Introduction to Projectile Motion
Projectile motion is the study of an object moving in two dimensions under the sole influence of gravity (neglecting air resistance). An object launched with an initial velocity $v_0$ at an angle $\theta$ experiences a constant downward acceleration due to gravity, $g$.
The Vectors: Velocity and Acceleration
To determine if the velocity vector $\vec{v}$ and acceleration vector $\vec{a}$ can ever be perpendicular, we must analyze them at any arbitrary point in the flight.
- Acceleration ($\vec{a}$): In projectile motion, the acceleration is always constant and points vertically downward. Therefore, $\vec{a} = (0, -g)$.
- Velocity ($\vec{v}$): The velocity has two components. The horizontal component $v_x$ remains constant ($v_x = v_0 \cos \theta$), while the vertical component $v_y$ changes due to gravity ($v_y = v_0 \sin \theta - gt$). Thus, $\vec{v} = (v_x, v_y)$.

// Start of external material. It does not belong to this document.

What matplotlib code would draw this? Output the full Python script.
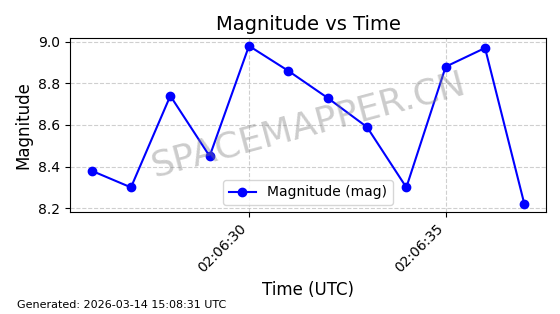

Is Acceleration Ever Perpendicular to Velocity?
Two vectors are perpendicular if their dot product is zero. Mathematically, $\vec{a} \cdot \vec{v} = 0$.
$$\vec{a} \cdot \vec{v} = (0 \times v_x) + (-g \times v_y) = -g v_y$$
For the vectors to be perpendicular, $-g v_y$ must equal zero. Since $g$ (acceleration due to gravity) is a constant ($9.8 \text{ m/s}^2$), this implies that $v_y$ must be zero.
The Result
$v_y = 0$ occurs exactly at the highest point of the trajectory (the peak or apex).
At the peak, the projectile is momentarily moving purely horizontally. Since the acceleration is purely vertical (downward), the angle between the velocity vector (horizontal) and the acceleration vector (vertical) is exactly $90^\circ$.